When asked, at the end of his writing, if he would do it all again, he replied:

“Absolutely not. I did all this to further the race of man along an evolutionary course. I did all this to seek wisdom, beauty and truth, and to share it. And I learned that very few are interested in such things; and the ones who are, mostly will not live it where it counts: in real life. Men are cowards and women are worse. Many do talk that walk, but few walk it. And so we have the story of man: When hyperbole becomes hypocrisy. Now that the population has increased so dramatically and they all have so many others to follow, such a mindset is worse than ever, Ironic, isn't it? They all think themselves leaders of a sort, and yet, all they do is follow. Monkey see, monkey do. Mankind, after all, has not fallen far from the tree. . . So it is that mankind naturally seeks the common denominator. “My neighbor does this; or says this; or is this, and so, too, will I do the same, so that I may fit in and be thought a swell fellow or a good girl.”

Goose-steppers ordinaire.

Humanity is devolving quickly now toward the least while mocking the most. They are herd animals mostly, especially the so-called and self-called leaders; these are mostly managers of the status-quo and are those who would have men in invisible chains, so their own power cannot be truly questioned. This is not leadership. They follow the line of least resistance. They are seekers of a selfish thing. They are egocentric little children that have the money to buy all things their hearts desire, including love. That is a problem. Love is purchasable. Humanity is on a course of suicide as a dominant species. The best they will become, if they continue their course, is a race of geese headed in the wrong direction; toward a sterile, cold environment where what is ignorant and cruel is bandied about as truth while truth and beauty are matters to be read about in books as idle curiosities in between their games.
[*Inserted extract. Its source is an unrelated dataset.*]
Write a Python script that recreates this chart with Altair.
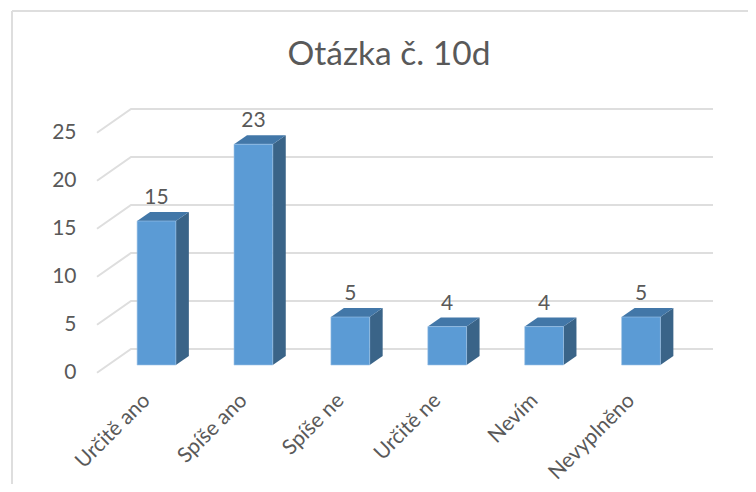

My faith in the human race is lost and all my work a waste of a life that could have been happy had I done anything else but this. My advice to any future truth or beauty seeker is to go jump off a cliff and save yourself the grief. It is not worth it.”
The author sat on his words a moment, then said:

“But. . . There are always the few who are not like the many. And these are worth it. So I guess I would do it again; for they are the ones I aimed to write for all along. They are the only ones who can save this race.”